How is E2E different from normal encryption? Why is it important?
E2E allows data to be encrypted in transit and at rest on the servers so that only the sender and receiver can view it. The best way for E2E encryption to be effective is if the end user stores their own keys, kind of like how bitcoin works. Only the intended recipient can claim the message — or the funds. Normal encryption has loads of problems including hacks and backdoor access and will be subject to failing with quantum computing. We’re talking about much more than just your tweets or public Facebook posts.
What are some liability issues that come from companies keeping data on users or having backdoor access?
Companies shouldn’t hold user data unless it’s their specific service, like Dropbox, because the consequences of user data landing in the hands of third parties can result in life-changing outcomes. Facebook aggregates user data, and sells it to a 3rd party who sells it to insurance companies, who use it to raise rates, deny people coverage, or deny applicants credit for things like home loans. Even if you use “friend mode”, that data is still harvested and aggregated by Facebook and sold to third parties.
How does the latest Twitter hack prove that master key/god mode access puts users at risk?
It’s unbelievable that today we still have massive companies using a simple password. Two-Factor authentication is a good middle step, if it’s enabled. It’s ok to trust a platform to have custody of your keys as long as it’s done responsibly, like multi-sig. Inherently, you don’t own your data or your keys on a platform like Twitter, so if they choose to store your password in plain text, or allow god access to their systems, that is their fallacy but also their right. We need to start demanding better tools with more security. Especially for people with millions of followers!

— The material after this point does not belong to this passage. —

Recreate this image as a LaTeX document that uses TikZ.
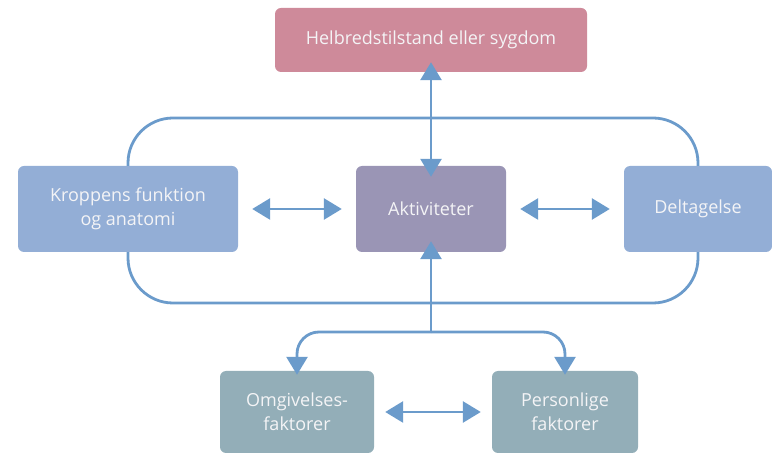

Twitter, email, facebook, our messaging services: these all control parts of our digital identities. Do you think companies take protecting these digital identities seriously enough?
Historically large platforms have not protected our identities, they have profited from them. If you consider email messaging, add Google to the list of services. The US government can issue a subpoena to access your Gmail.
From the narrow perspective of our company, because the core of Sense Chat’s offering is encrypted messaging, the EARN It Act would essentially allow the government to make our business illegal. For society at large, the Earn IT and LAED Acts together would ban private / encrypted messaging, give government access to our private email communications, force widespread censorship across social platforms, and allow law enforcement to legally demand tech companies in custody of our data, to release that data when presented with search warrants.
What will Sense Chat do if these bills are passed?
These acts would require a change in our core encryption technology to allow a backdoor for the government to access and potentially require censorship of user data. Today, Sense Chat does not have any access to user data. Our end-to-end encryption stores users the keys on their own devices, not on company servers. If these acts become laws, it could become illegal to store encrypted data on servers, and companies which do not comply using industry giant service providers like Amazon Web Services or Google would get booted off.
We’ve already discovered how to handle this. We’d change our entire model by moving to a decentralized system of servers with nodes. In fact, as a Web 3 forward technology, it’s on our roadmap already and is the larger goal for the future of our company. Our first messenger, EOS Chat, partially achieved this utilizing the EOSIO blockchain and we are ready to do it again, this time in a better, more scalable way.
You can be sure that no matter what governments do to try to control technology, the technologists will keep hacking. Technology evolves whenever human problems need solutions. Keep looking for better options to the centralized services you use, and always read the policies.